When she was younger, she reveals that she too experienced abuse by a man, something that today, she says, she would handle completely differently.
A relationship changed the way she saw things, and from then on she took a different course. She devoted herself to animal protection, which she had always loved.
“And instead of taking them home with me as I did since I was a child, I created the shelter.”
The Erietta of today describes herself above all as a normal person. And it’s not always easy to convince others of that. “I go to a simple shop in the center and they say, ‘What are you doing here?’ I go to the bakery and they say, ‘Really, you come to the bakery?’”
So yes, she goes to the bakery—just as she goes to the supermarket, and with a shopping list, too! She notices the high prices, she says, and how products keep changing their prices.
At home, she says she is a regular mom. She has help, but she breastfeeds, bathes the children, and… changes diapers.
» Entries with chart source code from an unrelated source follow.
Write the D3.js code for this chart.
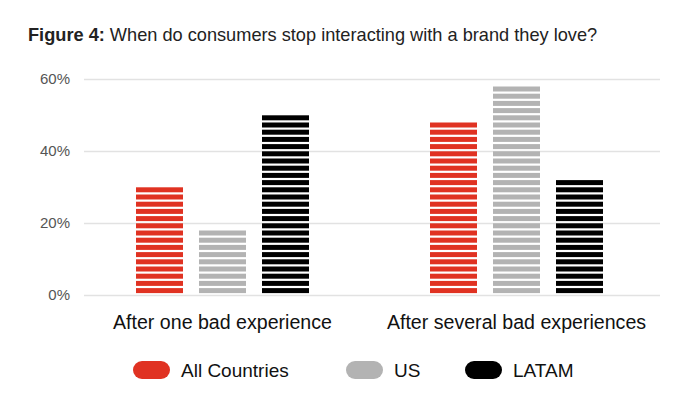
<!DOCTYPE html>
<html>
<head>
<meta charset="utf-8">
<script src="https://cdn.jsdelivr.net/npm/d3@7"></script>
<style>
  body { margin: 0; background: #fff; }
  svg { display: block; font-family: "Liberation Sans", Arial, Helvetica, sans-serif; }
</style>
</head>
<body>
<svg id="chart"></svg>
<script>
// chart data
const categories = ["After one bad experience", "After several bad experiences"];
const seriesNames = ["All Countries", "US", "LATAM"];
const allCountries = [30, 48];
const us = [18, 58];
const latam = [50, 32];
const yTicks = [0, 20, 40, 60];
const colors = ["#e03222", "#b3b3b3", "#000000"];

const width = 692, height = 399;
const margin = { top: 79, right: 32, bottom: 104, left: 84 };

const svg = d3.select("#chart")
    .attr("width", width)
    .attr("height", height);

// title
const title = svg.append("text")
    .attr("x", 28)
    .attr("y", 41)
    .attr("fill", "#222")
    .style("font-size", "18.2px");
title.append("tspan").attr("font-weight", "bold").text("Figure 4: ");
title.append("tspan").text("When do consumers stop interacting with a brand they love?");

const x0 = d3.scaleBand()
    .domain(categories)
    .range([75.5, 663.5]);

const groupWidth = 173;
const x1 = d3.scaleBand()
    .domain(seriesNames)
    .range([0, groupWidth])
    .paddingInner(0.254);

const y = d3.scaleLinear()
    .domain([0, 60])
    .range([height - margin.bottom, margin.top]);

// grid + y labels
const yAxis = svg.append("g")
    .attr("transform", `translate(${margin.left},0)`)
    .call(d3.axisLeft(y).tickValues(yTicks).tickFormat(d => d + "%")
        .tickSize(-(width - margin.right - margin.left)).tickPadding(14));
yAxis.select(".domain").remove();
yAxis.selectAll(".tick line").attr("stroke", "#e2e2e2").attr("stroke-width", 1.3);
yAxis.selectAll(".tick text")
    .attr("fill", "#555")
    .style("font-size", "15px")
    .style("font-family", "'Liberation Sans', Arial, sans-serif");

const rows = categories.map((c, i) => ({
    category: c,
    values: [allCountries[i], us[i], latam[i]].map((v, j) => ({ name: seriesNames[j], value: v, color: colors[j] }))
}));

const groups = svg.append("g")
    .selectAll("g")
    .data(rows)
    .join("g")
    .attr("transform", d => `translate(${x0(d.category) + x0.bandwidth() / 2 - groupWidth / 2},0)`);

// each bar is drawn as horizontal stripes, one per 2%
const bars = groups.selectAll("g")
    .data(d => d.values)
    .join("g")
    .attr("transform", d => `translate(${x1(d.name)},0)`);

bars.selectAll("rect")
    .data(d => d3.range(0, d.value, 2).map(k => ({ k, color: d.color })))
    .join("rect")
    .attr("x", 0)
    .attr("width", x1.bandwidth())
    .attr("y", d => y(d.k + 2) + 0.3)
    .attr("height", d => y(d.k) - y(d.k + 2) - 2.2)
    .attr("fill", d => d.color);

// category labels
svg.append("g")
    .selectAll("text")
    .data(categories)
    .join("text")
    .attr("x", d => x0(d) + x0.bandwidth() / 2)
    .attr("y", 329)
    .attr("text-anchor", "middle")
    .attr("fill", "#111")
    .style("font-size", "19.6px")
    .text(d => d);

// legend
const legendX = [133, 346, 465];
const legend = svg.append("g")
    .selectAll("g")
    .data(seriesNames)
    .join("g")
    .attr("transform", (d, i) => `translate(${legendX[i]},361)`);

legend.append("rect")
    .attr("width", 37)
    .attr("height", 18)
    .attr("rx", 9)
    .attr("fill", (d, i) => colors[i]);

legend.append("text")
    .attr("x", 48)
    .attr("y", 16)
    .attr("fill", "#111")
    .style("font-size", "19px")
    .text(d => d);
</script>
</body>
</html>
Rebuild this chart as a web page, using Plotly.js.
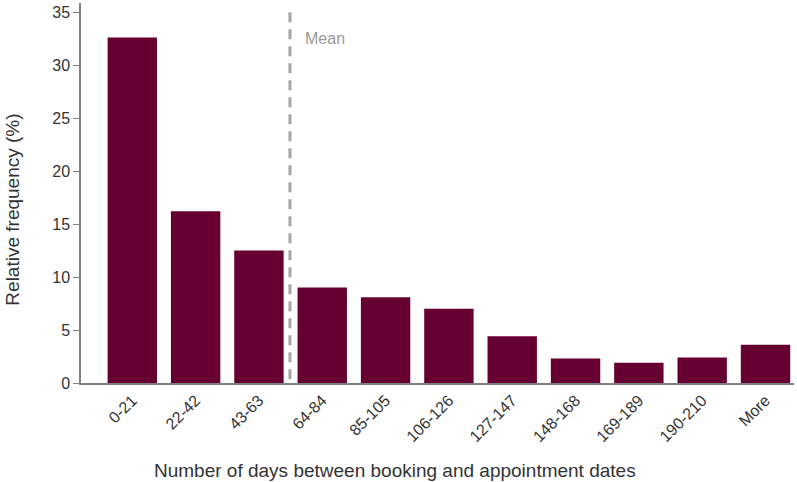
<!DOCTYPE html>
<html>
<head>
<meta charset="utf-8">
<script src="https://cdn.plot.ly/plotly-3.0.1.min.js"></script>
<style>body{margin:0;background:#fff}#graph{width:797px;height:482px}</style>
</head>
<body>
<div id="graph"></div>
<script>
// day bins and their share of appointments
var bins = ['0-21', '22-42', '43-63', '64-84', '85-105', '106-126', '127-147', '148-168', '169-189', '190-210', 'More'];
var freq = [32.6, 16.2, 12.5, 9.0, 8.1, 7.0, 4.4, 2.3, 1.9, 2.4, 3.6];
var meanPos = 2.49; // in category units, between 43-63 and 64-84

var data = [
    {
        type: 'bar',
        x: bins,
        y: freq,
        marker: {color: '#660030'},
        hoverinfo: 'x+y'
    }
];

var layout = {
    width: 797,
    height: 482,
    margin: {l: 81, r: 3, t: 3, b: 99},
    paper_bgcolor: '#fff',
    plot_bgcolor: '#fff',
    showlegend: false,
    bargap: 0.22,
    font: {family: 'Liberation Sans, Arial, sans-serif', color: '#333'},
    xaxis: {
        type: 'category',
        range: [-0.81, 10.45],
        tickangle: -45,
        tickfont: {size: 16, color: '#333'},
        showline: true,
        linecolor: '#808080',
        linewidth: 1.5,
        ticks: '',
        showgrid: false,
        zeroline: false,
        automargin: false
    },
    yaxis: {
        range: [0, 35.85],
        tickvals: [0, 5, 10, 15, 20, 25, 30, 35],
        tickfont: {size: 16, color: '#333'},
        ticks: 'outside',
        ticklen: 6,
        tickcolor: '#808080',
        showline: true,
        linecolor: '#808080',
        linewidth: 1.5,
        showgrid: false,
        zeroline: false,
        automargin: false
    },
    shapes: [
        {
            type: 'line',
            xref: 'x', yref: 'paper',
            x0: meanPos, x1: meanPos, y0: 0.01, y1: 0.99,
            line: {color: '#a6a6a6', width: 3, dash: '10px,7px'}
        }
    ],
    annotations: [
        {
            xref: 'x', yref: 'y',
            x: meanPos + 0.2, y: 32.5,
            text: 'Mean',
            showarrow: false,
            xanchor: 'left',
            font: {size: 16, color: '#999'}
        },
        // axis titles placed as in the source figure (centred on the page, not the plot)
        {
            xref: 'paper', yref: 'paper',
            x: 0.44, y: -0.229,
            text: 'Number of days between booking and appointment dates',
            showarrow: false,
            xanchor: 'center', yanchor: 'middle',
            font: {size: 19, color: '#333'}
        },
        {
            xref: 'paper', yref: 'paper',
            x: -0.096, y: 0.455,
            text: 'Relative frequency (%)',
            textangle: -90,
            showarrow: false,
            borderpad: 0,
            xanchor: 'center', yanchor: 'middle',
            font: {size: 19, color: '#333'}
        }
    ]
};

Plotly.newPlot('graph', data, layout, {displayModeBar: false});
</script>
</body>
</html>
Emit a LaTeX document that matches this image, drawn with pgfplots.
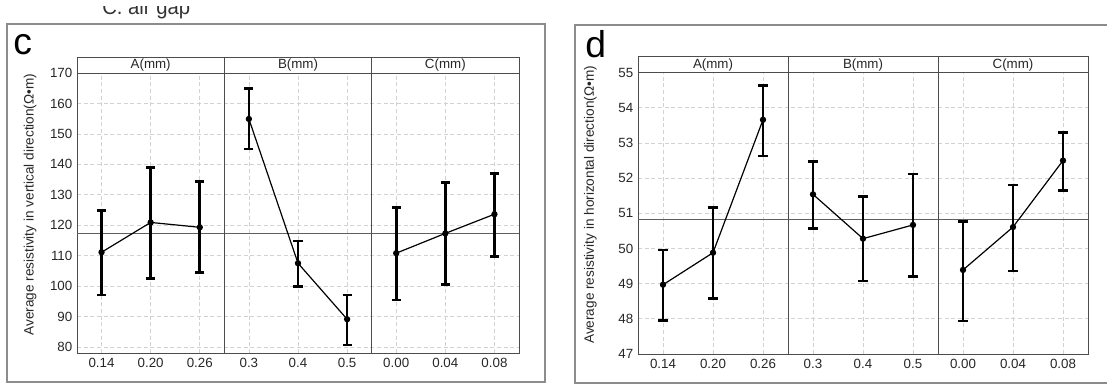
\documentclass[border=0pt]{standalone}
\usepackage{pgfplots}
\pgfplotsset{compat=1.18}
\usepackage{fontspec}
\setmainfont{Liberation Sans}

\definecolor{framegray}{gray}{0.3}
\definecolor{outergray}{gray}{0.55}

\pgfplotsset{
  panel/.style={
    scale only axis, anchor=south west, xmin=0, xmax=9,
    xtick={0.5,1.5,2.5,3.5,4.5,5.5,6.5,7.5,8.5},
    xticklabels={0.14,0.20,0.26,0.3,0.4,0.5,0.00,0.04,0.08},
    major tick length=0pt,
    xmajorgrids, ymajorgrids,
    grid style={dash pattern=on 3pt off 2pt, gray!35, line width=0.5pt},
    axis line style={framegray, line width=0.6pt},
    tick label style={font=\fontsize{10}{11}\selectfont, text=black!85},
    /pgf/number format/assume math mode=true,
    ylabel style={font=\fontsize{10.2}{11}\selectfont, text=black!85,
      at={(axis description cs:-0.106,0.53)}, anchor=center},
    clip=false,
  },
  meanline/.style={gray!75!black, line width=0.6pt},
  effect/.style={black, line width=0.9pt, mark=*, mark size=1.9pt,
    /pgfplots/error bars/y dir=both,
    /pgfplots/error bars/y explicit,
    /pgfplots/error bars/error bar style={line width=2pt},
    /pgfplots/error bars/error mark options={rotate=90, mark size=3.4pt, line width=2pt}},
}

\newcommand{\header}[3]{%
  \draw[framegray, line width=0.6pt] (rel axis cs:0,1) rectangle ([yshift=12pt]rel axis cs:1,1);
  \draw[framegray, line width=0.6pt] (rel axis cs:0.33333,0) -- ([yshift=12pt]rel axis cs:0.33333,1);
  \draw[framegray, line width=0.6pt] (rel axis cs:0.66667,0) -- ([yshift=12pt]rel axis cs:0.66667,1);
  \node[font=\fontsize{10}{11}\selectfont, text=black!85] at ([yshift=6pt]rel axis cs:0.16667,1) {#1};
  \node[font=\fontsize{10}{11}\selectfont, text=black!85] at ([yshift=6pt]rel axis cs:0.5,1) {#2};
  \node[font=\fontsize{10}{11}\selectfont, text=black!85] at ([yshift=6pt]rel axis cs:0.83333,1) {#3};
}

\begin{document}
\begin{tikzpicture}
\path[use as bounding box] (0,0) rectangle (830.25pt,288.75pt);

% cut-off caption at top
\begin{scope}
\clip (0,0) rectangle (830.25pt,283.5pt);
\node[anchor=base west, inner sep=0, font=\fontsize{16}{16}\selectfont, text=black!80, xscale=0.95] at (76.5pt,277.5pt) {C. air gap};
\end{scope}

% outer frames
\draw[outergray, line width=0.8pt] (5.25pt,2.25pt) rectangle (408.75pt,270.75pt);
\draw[outergray, line width=0.8pt] (431.25pt,1.5pt) rectangle (845pt,270pt);

\node[anchor=base west, inner sep=0, font=\fontsize{28}{28}\selectfont] at (9.75pt,247.5pt) {c};
\node[anchor=base west, inner sep=0, font=\fontsize{28}{28}\selectfont] at (438.75pt,245.25pt) {d};

% ---------- panel c ----------
\begin{axis}[panel, at={(57.75pt,24pt)}, width=331.5pt, height=210pt,
  ymin=78, ymax=170, ytick={80,90,...,170},
  ylabel={Average resistivity in vertical direction(Ω•m)}]
\addplot[meanline] coordinates {(0,117.3) (9,117.3)};
\addplot[effect] coordinates {
  (0.5,111.1) += (0,13.7) -= (0,14.0)
  (1.5,120.9) += (0,18.0) -= (0,18.4)
  (2.5,119.3) += (0,15.0) -= (0,14.9)};
\addplot[effect] coordinates {
  (3.5,154.9) += (0,10.1) -= (0,9.9)
  (4.5,107.5) += (0,7.3) -= (0,7.7)
  (5.5,89.1) += (0,8.0) -= (0,8.5)};
\addplot[effect] coordinates {
  (6.5,110.8) += (0,15.1) -= (0,15.4)
  (7.5,117.3) += (0,16.7) -= (0,16.7)
  (8.5,123.6) += (0,13.3) -= (0,13.9)};
\header{A(mm)}{B(mm)}{C(mm)}
\end{axis}

% ---------- panel d ----------
\begin{axis}[panel, at={(478.5pt,23.25pt)}, width=337.5pt, height=211pt,
  ymin=47, ymax=55, ytick={47,48,...,55},
  ylabel={Average resistivity in horizontal direction(Ω•m)}]
\addplot[meanline] coordinates {(0,50.84) (9,50.84)};
\addplot[effect] coordinates {
  (0.5,48.97) += (0,0.99) -= (0,1.02)
  (1.5,49.88) += (0,1.28) -= (0,1.31)
  (2.5,53.66) += (0,0.98) -= (0,1.03)};
\addplot[effect] coordinates {
  (3.5,51.54) += (0,0.94) -= (0,0.97)
  (4.5,50.28) += (0,1.19) -= (0,1.20)
  (5.5,50.67) += (0,1.45) -= (0,1.47)};
\addplot[effect] coordinates {
  (6.5,49.39) += (0,1.38) -= (0,1.45)
  (7.5,50.61) += (0,1.20) -= (0,1.25)
  (8.5,52.50) += (0,0.79) -= (0,0.86)};
\header{A(mm)}{B(mm)}{C(mm)}
\end{axis}
\end{tikzpicture}
\end{document}
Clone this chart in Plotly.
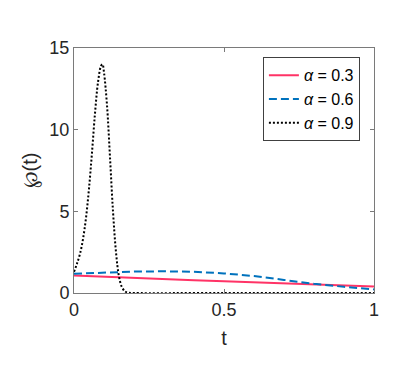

She rarely goes out, and you definitely won’t find her in social circles and galas. She prefers simple hangouts and tavernas, even if her own plate contains only vegetables or pasta, since she is vegan.
She talks about her mother, Marianna Latsi, who is protective of her grandchildren, and she dreams of a simple school life for her children—far, as she says, “from the well-known famous schools with that particular lifestyle.” She would not rule out sending her children even to the public school in her area.
She does not deny that she belongs to a very wealthy family, but she rejects the lifestyle that usually comes with it. She does not hesitate to denounce the way many powerful families use their influence.
As she says, she has been encouraged to enter politics, but she says no. She has political views. She states she is left-wing, but within the left-wing parties she does not find anything that, at least for now, represents her.